She’s wearing the striped romper i bought her when she was abt 1 or 2 mths old. Obviously she outgrew it by now but she wears it as a top now😛
Charlize’s the older girl & she’s getting a little better with ppl cuz she used to be quite aloof & a lil’ rude. *oops* She was visibly perky that day probably cuz i bribed her with a whole pack of Lindt chocs. Kids. So easily contented. How i wish i could be like that.
Something else happened someday during the week & i dun wish to elaborate here but it was something that really upsetted me (haha i know there’s no such word as upsetted but i like to use it anyway). It’s been a long time since i last felt so upset that i just cried and stopped, cried & stopped & i didn’t even eat anything the whole day afterwards. My eyes were damn puffy when i went to sch the next day & I got Dusk to take over my presentation part since i was only doing a short introduction anyway. Thk goodness for him cuz he was like, ‘i can tell from ur eyes lor so i also cannot bear to ask u to do the presentation.’ Anyway am feeling much better now.
Gotta mug for my quiz tmr now…more updates next time!
*i’m all outta faith, this is how i feel…*
Posted November 16, 2008on:
Friday nite’s anti-drinkdriving went pretty well. We went to Clarke Quay (which is like our old haunt from last yr) & ‘ambushed’ 4 bars. Well, not really ‘ambush’ for real, cuz we already had permission from the management of those bars to let us in so they were alr expecting us. The patrons probably were the surprised ones but most of them were really ‘on’ abt the whole ‘if u drink dun drive’ spiel, which is great🙂 Plus i didn’t get ‘molested’ this time, har har. The most was probably a few ‘over-friendly’ angmohs, but 2 of them were actually not too bad-looking in the mature sorta way…but sorry! I still like Asian men😛 Shino even made a damn funny & lewd comment: ‘Once u go black, u can never go back’. Errr whatever that refers to i leave it to all u readers’ imagination!
As expected i couldn’t wake up in time for class the next morning. To reach sch on time @ 9am, that would mean i’d have to leave my place @ 7.30am, which would mean i have to wake up to get ready @ 6.30am😯 . I did manage to arrive for the 2nd half of class but seriously i dun think i would have missed anything impt cuz the lecturer was just reading off the ppt slides. Duh. I wouldn’t have bothered showing up for class if not for the fact that we needed to have a discussion on the grp project.
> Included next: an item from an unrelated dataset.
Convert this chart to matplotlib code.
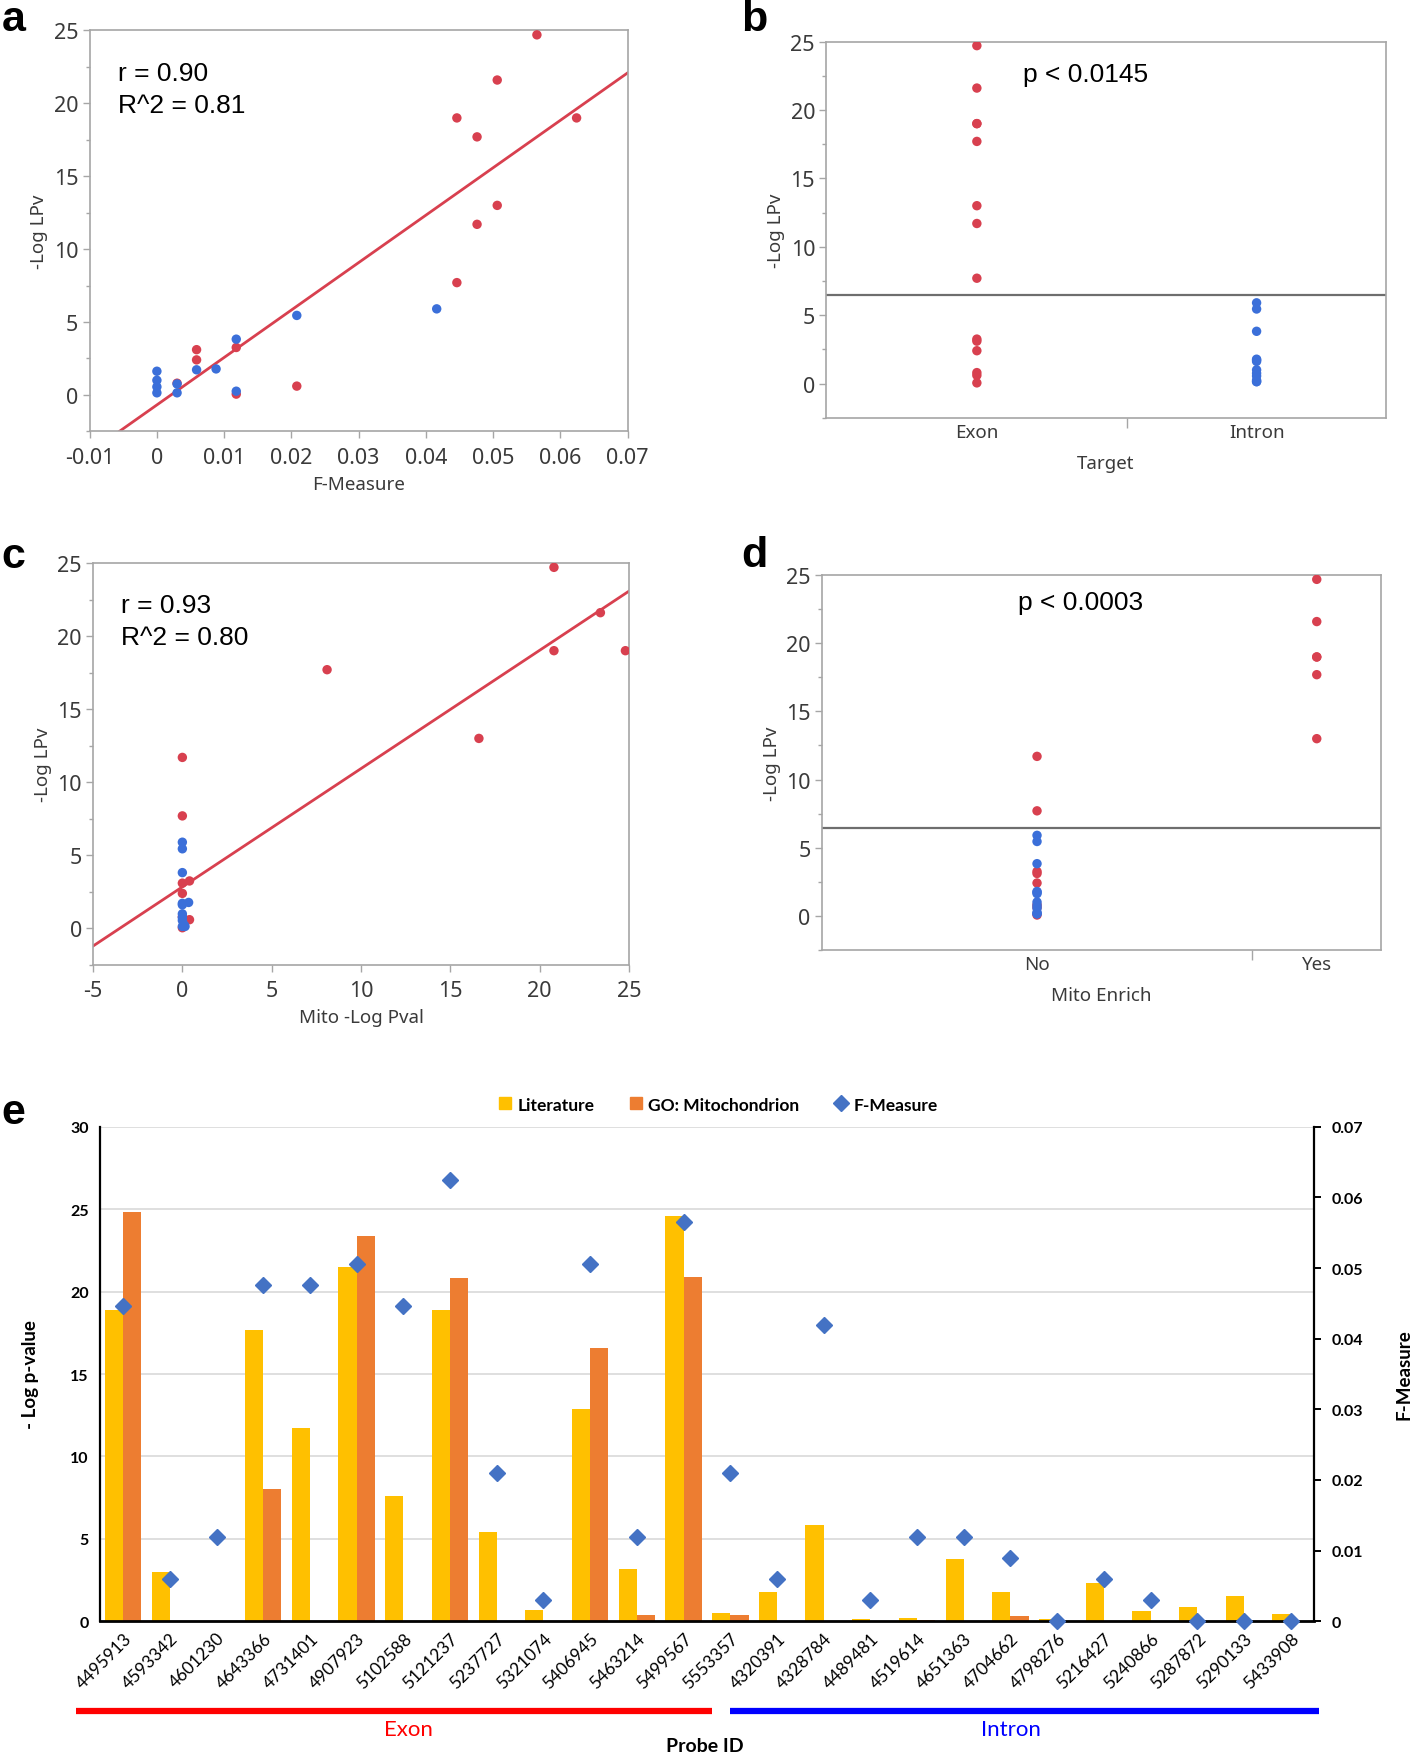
import matplotlib
matplotlib.use("Agg")
import matplotlib.pyplot as plt
import numpy as np
from matplotlib.lines import Line2D
from matplotlib.ticker import MultipleLocator

plt.rcParams["font.family"] = ["Noto Sans", "DejaVu Sans"]
plt.rcParams["axes.unicode_minus"] = False

# ---- panels a-d: one point per probe (JMP plots) ----
target = ["Exon"] * 14 + ["Intron"] * 12
lpv = [24.7, 21.6, 19.0, 19.0, 17.7, 13.0, 11.7, 7.7, 3.25, 3.1, 2.4, 0.8, 0.6, 0.05,
       5.9, 5.45, 3.82, 1.78, 1.72, 1.62, 1.0, 0.75, 0.55, 0.25, 0.14, 0.14]
fmeasure_pts = [0.0565, 0.0506, 0.0446, 0.0624, 0.0476, 0.0506, 0.0476, 0.0446, 0.0118, 0.0059,
                0.0059, 0.003, 0.0208, 0.0118,
                0.0416, 0.0208, 0.0118, 0.0088, 0.0059, 0.0, 0.0, 0.003, 0.0, 0.0118, 0.0, 0.003]
mito_pval = [20.8, 23.4, 24.8, 20.8, 8.1, 16.6, 0.0, 0.0, 0.4, 0.0, 0.0, 0.0, 0.4, 0.0,
             0.0, 0.0, 0.0, 0.35, 0.0, 0.0, 0.0, 0.0, 0.0, 0.1, 0.0, 0.15]
mito_enrich = ["Yes"] * 6 + ["No"] * 20

# ---- panel e: bar chart per probe ----
probes = ["4495913", "4593342", "4601230", "4643366", "4731401", "4907923", "5102588",
          "5121237", "5237727", "5321074", "5406945", "5463214", "5499567", "5553357",
          "4320391", "4328784", "4489481", "4519614", "4651363", "4704662", "4798276",
          "5216427", "5240866", "5287872", "5290133", "5433908"]
literature = [18.9, 3.0, 0.0, 17.7, 11.7, 21.5, 7.6, 18.9, 5.4, 0.7, 12.9, 3.2, 24.6, 0.5,
              1.75, 5.85, 0.12, 0.18, 3.75, 1.75, 0.12, 2.35, 0.6, 0.88, 1.55, 0.45]
go_mito = [24.8, 0.0, 0.0, 8.0, 0.0, 23.4, 0.0, 20.8, 0.0, 0.0, 16.6, 0.4, 20.9, 0.4,
           0.0, 0.0, 0.0, 0.07, 0.0, 0.3, 0.0, 0.0, 0.0, 0.0, 0.0, 0.0]
f_measure = [0.0446, 0.006, 0.012, 0.0476, 0.0476, 0.0506, 0.0446, 0.0625, 0.021, 0.003,
             0.0506, 0.012, 0.0565, 0.021,
             0.006, 0.042, 0.003, 0.012, 0.012, 0.009, 0.0, 0.006, 0.003, 0.0, 0.0, 0.0]
n_exon = 14

RED = "#D8404F"
BLUE = "#3B6FD9"
FRAME = "#A6A6A6"
INK = "#3A3A3A"
YELLOW = "#FFC000"
ORANGE = "#ED7D31"
DIAMOND = "#4472C4"
GRID = "#D9D9D9"

point_colors = [RED if t == "Exon" else BLUE for t in target]

fig = plt.figure(figsize=(14.16, 17.58), dpi=100)


def jmp_style(ax):
    for spine in ax.spines.values():
        spine.set_color(FRAME)
        spine.set_linewidth(1.2)
    ax.tick_params(colors=FRAME, labelcolor=INK, labelsize=15.5, length=5, width=1)
    ax.tick_params(which="minor", colors=FRAME, length=3, width=1)
    ax.tick_params(axis="y", pad=3)
    ax.set_ylim(-2.5, 25)
    ax.yaxis.set_major_locator(MultipleLocator(5))
    ax.yaxis.set_minor_locator(MultipleLocator(2.5))
    ax.set_ylabel("-Log LPv", fontsize=13.5, color=INK, labelpad=4)


def scatter_panel(ax, xvals, xlim, xstep, xlabel, stats):
    jmp_style(ax)
    ax.scatter(xvals, lpv, c=point_colors, s=46, zorder=3, linewidths=0)
    slope, intercept = np.polyfit(xvals, lpv, 1)
    xs = np.array(xlim)
    ax.plot(xs, slope * xs + intercept, color=RED, lw=2.0, zorder=2)
    ax.set_xlim(*xlim)
    ax.xaxis.set_major_locator(MultipleLocator(xstep))
    ax.tick_params(axis="x", pad=6)
    ax.set_xlabel(xlabel, fontsize=13.5, color=INK, labelpad=5)
    ax.text(0.052, 0.895, stats[0], transform=ax.transAxes, fontsize=19,
            family="Liberation Sans", va="center")
    ax.text(0.052, 0.815, stats[1], transform=ax.transAxes, fontsize=19,
            family="Liberation Sans", va="center")


def strip_panel(ax, groups, names, xlabel, ptext, py):
    jmp_style(ax)
    counts = [groups.count(n) for n in names]
    edges = np.concatenate([[0], np.cumsum(counts)])
    centers = (edges[:-1] + edges[1:]) / 2
    xpos = [centers[names.index(g)] for g in groups]
    ax.scatter(xpos, lpv, c=point_colors, s=46, zorder=3, linewidths=0)
    ax.axhline(np.mean(lpv), color="#6E6E6E", lw=1.6, zorder=2)
    ax.set_xlim(edges[0], edges[-1])
    ax.set_xticks(centers, names)
    ax.set_xticks(edges[1:-1], minor=True)
    ax.tick_params(axis="x", which="major", length=0, pad=4, labelsize=13.5)
    ax.tick_params(axis="x", which="minor", length=7)
    ax.set_xlabel(xlabel, fontsize=13.5, color=INK, labelpad=9)
    ax.text(0.463, py, ptext, transform=ax.transAxes, fontsize=19,
            family="Liberation Sans", ha="center", va="center")


ax_a = fig.add_axes([0.0633, 0.7541, 0.380, 0.2280])
scatter_panel(ax_a, fmeasure_pts, (-0.01, 0.07), 0.01, "F-Measure", ("r = 0.90", "R^2 = 0.81"))
ax_a.xaxis.set_major_formatter(lambda v, p: "0" if abs(v) < 1e-9 else f"{v:.2f}".rstrip("0"))

ax_b = fig.add_axes([0.5835, 0.7618, 0.3951, 0.2140])
strip_panel(ax_b, target, ["Exon", "Intron"], "Target", "p < 0.0145", 0.913)

ax_c = fig.add_axes([0.0657, 0.4505, 0.3785, 0.2287])
scatter_panel(ax_c, mito_pval, (-5, 25), 5, "Mito -Log Pval", ("r = 0.93", "R^2 = 0.80"))

ax_d = fig.add_axes([0.5804, 0.4592, 0.3951, 0.2130])
strip_panel(ax_d, mito_enrich, ["No", "Yes"], "Mito Enrich", "p < 0.0003", 0.928)

for letter, lx, ly in [("a", 0.0095, 0.9885), ("b", 0.533, 0.9885),
                       ("c", 0.0095, 0.683), ("d", 0.533, 0.684), ("e", 0.0095, 0.3667)]:
    fig.text(lx, ly, letter, fontsize=31, fontweight="bold", family="Liberation Sans",
             ha="center", va="center")

# ---- panel e ----
ax_e = fig.add_axes([0.0705, 0.0772, 0.8575, 0.2813])
x = np.arange(len(probes))
w = 0.39
ax_e.bar(x - w / 2, literature, w, color=YELLOW, zorder=2)
ax_e.bar(x + w / 2, go_mito, w, color=ORANGE, zorder=2)
ax_e.set_xlim(-0.5, len(probes) - 0.5)
ax_e.set_ylim(0, 30)
ax_e.yaxis.set_major_locator(MultipleLocator(5))
ax_e.grid(axis="y", color=GRID, lw=1.2, zorder=0)
ax_e.set_axisbelow(True)
for side in ["top", "right"]:
    ax_e.spines[side].set_visible(False)
ax_e.spines["left"].set_color("black")
ax_e.spines["bottom"].set_color("black")
ax_e.spines["left"].set_linewidth(1.6)
ax_e.spines["bottom"].set_linewidth(2.0)
ax_e.set_xticks(x, probes, rotation=45, ha="right", rotation_mode="anchor",
                family="Lato", fontsize=12.5)
ax_e.tick_params(axis="x", length=0, pad=6)
ax_e.tick_params(axis="y", length=0, pad=8)
for lab in ax_e.get_yticklabels():
    lab.set_family("Lato")
    lab.set_fontweight("bold")
    lab.set_fontsize(11.5)
ax_e.text(-0.057, 0.5, "- Log p-value", transform=ax_e.transAxes, rotation=90,
          ha="center", va="center", family="Lato", fontweight="bold", fontsize=13.5)

ax_f = ax_e.twinx()
ax_f.plot(x, f_measure, "D", color=DIAMOND, ms=8.5, clip_on=False, zorder=4)
ax_f.set_ylim(0, 0.07)
ax_f.yaxis.set_major_locator(MultipleLocator(0.01))
ax_f.yaxis.set_major_formatter(lambda v, p: "0" if abs(v) < 1e-9 else f"{v:.2f}")
for side in ["top", "left", "bottom"]:
    ax_f.spines[side].set_visible(False)
ax_f.spines["right"].set_linewidth(1.6)
ax_f.tick_params(axis="y", length=5, width=1.4, pad=8)
for lab in ax_f.get_yticklabels():
    lab.set_family("Lato")
    lab.set_fontweight("bold")
    lab.set_fontsize(11.5)
ax_e.text(1.074, 0.5, "F-Measure", transform=ax_e.transAxes, rotation=90,
          ha="center", va="center", family="Lato", fontweight="bold", fontsize=13.5)

handles = [
    Line2D([], [], ls="none", marker="s", ms=9, color=YELLOW, label="Literature"),
    Line2D([], [], ls="none", marker="s", ms=9, color=ORANGE, label="GO: Mitochondrion"),
    Line2D([], [], ls="none", marker="D", ms=8, color=DIAMOND, label="F-Measure"),
]
ax_e.legend(handles=handles, loc="center", bbox_to_anchor=(0.509, 1.045), ncol=3,
            frameon=False, handlelength=0.8, handletextpad=0.3, columnspacing=2.0,
            prop={"family": "Lato", "weight": "bold", "size": 12.5})

trans = ax_e.get_xaxis_transform()
n_all = len(probes)
groups_e = [("Exon", -1.0, n_exon - 1.4, 6.1, "#FF0000"),
            ("Intron", n_exon - 1.0, n_all - 0.4, 19.0, "#0000FF")]
for name, x0, x1, xt, col in groups_e:
    ax_e.plot([x0, x1], [-0.181, -0.181], color=col, lw=4.5, transform=trans, clip_on=False,
              solid_capstyle="butt")
    ax_e.text(xt, -0.218, name, color=col, transform=trans, ha="center", va="center",
              family="Lato", fontsize=16)
ax_e.text(0.498, -0.252, "Probe ID", transform=ax_e.transAxes, ha="center", va="center",
          family="Lato", fontweight="bold", fontsize=14)

fig.savefig("out.png", dpi=100)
As i’ve mentioned i’ve some new grp members this time round & they’re really interesting ppl. Huifang was someone i’ve noticed since the start of sch last yr cuz she’s very vocal & sounds very smart & dynamic so i’m pretty happy to have her in my grp. She’s a really funny character too…cuz she admonishes us for all the little things that r ‘wrong’ to her like smoking (NOT me cuz i dun smoke), but she did chatise me for my lack of trust & faith in men & relationships. She was like ‘u gotta have trust what!’. Ya right. Trust. That’s like asking me to believe i’m gonna strike Toto next week. *rolls eyes* No offense, i admire Huifang’s positivity but i’m just very pessimistic by nature.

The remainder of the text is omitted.